#### MATERIAL PROVIDED:
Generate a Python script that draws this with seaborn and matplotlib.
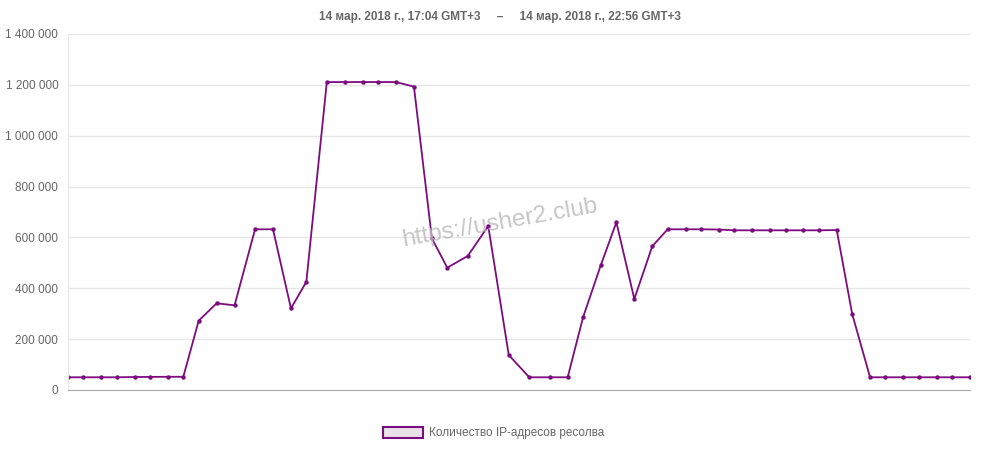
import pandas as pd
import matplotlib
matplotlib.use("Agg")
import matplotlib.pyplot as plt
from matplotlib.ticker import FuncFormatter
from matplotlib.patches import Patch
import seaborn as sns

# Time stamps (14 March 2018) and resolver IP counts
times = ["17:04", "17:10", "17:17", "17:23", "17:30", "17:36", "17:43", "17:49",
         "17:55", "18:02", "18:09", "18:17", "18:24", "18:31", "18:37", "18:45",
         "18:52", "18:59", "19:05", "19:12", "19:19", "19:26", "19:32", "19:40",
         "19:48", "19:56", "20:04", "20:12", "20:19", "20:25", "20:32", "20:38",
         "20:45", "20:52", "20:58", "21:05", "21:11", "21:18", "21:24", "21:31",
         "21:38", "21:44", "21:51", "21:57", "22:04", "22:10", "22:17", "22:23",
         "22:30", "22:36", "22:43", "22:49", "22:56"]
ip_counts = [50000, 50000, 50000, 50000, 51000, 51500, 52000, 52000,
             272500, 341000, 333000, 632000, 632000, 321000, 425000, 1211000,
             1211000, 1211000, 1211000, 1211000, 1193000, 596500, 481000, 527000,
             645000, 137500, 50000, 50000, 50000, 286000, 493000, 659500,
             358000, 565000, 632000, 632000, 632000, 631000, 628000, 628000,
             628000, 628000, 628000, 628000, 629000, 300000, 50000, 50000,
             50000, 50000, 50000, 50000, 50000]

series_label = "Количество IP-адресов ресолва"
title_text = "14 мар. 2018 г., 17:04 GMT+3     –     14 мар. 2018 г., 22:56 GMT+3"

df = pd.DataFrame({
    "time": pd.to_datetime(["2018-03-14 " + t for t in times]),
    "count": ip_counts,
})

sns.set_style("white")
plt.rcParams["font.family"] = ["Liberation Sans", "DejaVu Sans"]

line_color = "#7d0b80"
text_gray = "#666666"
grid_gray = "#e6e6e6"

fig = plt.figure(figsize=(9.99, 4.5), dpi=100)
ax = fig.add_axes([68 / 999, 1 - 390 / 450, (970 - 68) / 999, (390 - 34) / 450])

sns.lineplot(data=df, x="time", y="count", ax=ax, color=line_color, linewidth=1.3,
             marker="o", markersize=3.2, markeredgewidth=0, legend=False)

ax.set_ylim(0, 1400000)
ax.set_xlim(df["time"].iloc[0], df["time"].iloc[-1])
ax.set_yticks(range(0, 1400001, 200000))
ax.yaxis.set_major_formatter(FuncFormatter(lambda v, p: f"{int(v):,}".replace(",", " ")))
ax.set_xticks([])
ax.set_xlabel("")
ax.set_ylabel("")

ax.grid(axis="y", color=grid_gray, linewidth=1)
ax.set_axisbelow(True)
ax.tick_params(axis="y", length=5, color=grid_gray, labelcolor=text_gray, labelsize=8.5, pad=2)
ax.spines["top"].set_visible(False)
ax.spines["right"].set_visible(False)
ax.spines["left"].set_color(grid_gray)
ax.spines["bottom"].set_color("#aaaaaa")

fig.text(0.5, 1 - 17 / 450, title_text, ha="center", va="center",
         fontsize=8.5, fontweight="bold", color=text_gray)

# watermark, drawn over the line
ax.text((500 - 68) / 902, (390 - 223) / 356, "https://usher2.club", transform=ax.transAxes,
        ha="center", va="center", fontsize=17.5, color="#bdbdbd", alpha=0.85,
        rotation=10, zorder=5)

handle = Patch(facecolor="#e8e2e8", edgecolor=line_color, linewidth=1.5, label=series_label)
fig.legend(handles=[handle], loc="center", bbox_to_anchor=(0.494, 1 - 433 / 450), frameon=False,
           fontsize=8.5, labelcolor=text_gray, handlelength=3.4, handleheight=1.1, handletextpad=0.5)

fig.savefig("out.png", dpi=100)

#### EXERCISE REQUIREMENTS:
Repeat only the lines from the beginning of the material through the line containing "import seaborn as sns", both ends kept, leaving pictures out.

#### EXERCISE ANSWER:
Generate a Python script that draws this with seaborn and matplotlib.
import pandas as pd
import matplotlib
matplotlib.use("Agg")
import matplotlib.pyplot as plt
from matplotlib.ticker import FuncFormatter
from matplotlib.patches import Patch
import seaborn as sns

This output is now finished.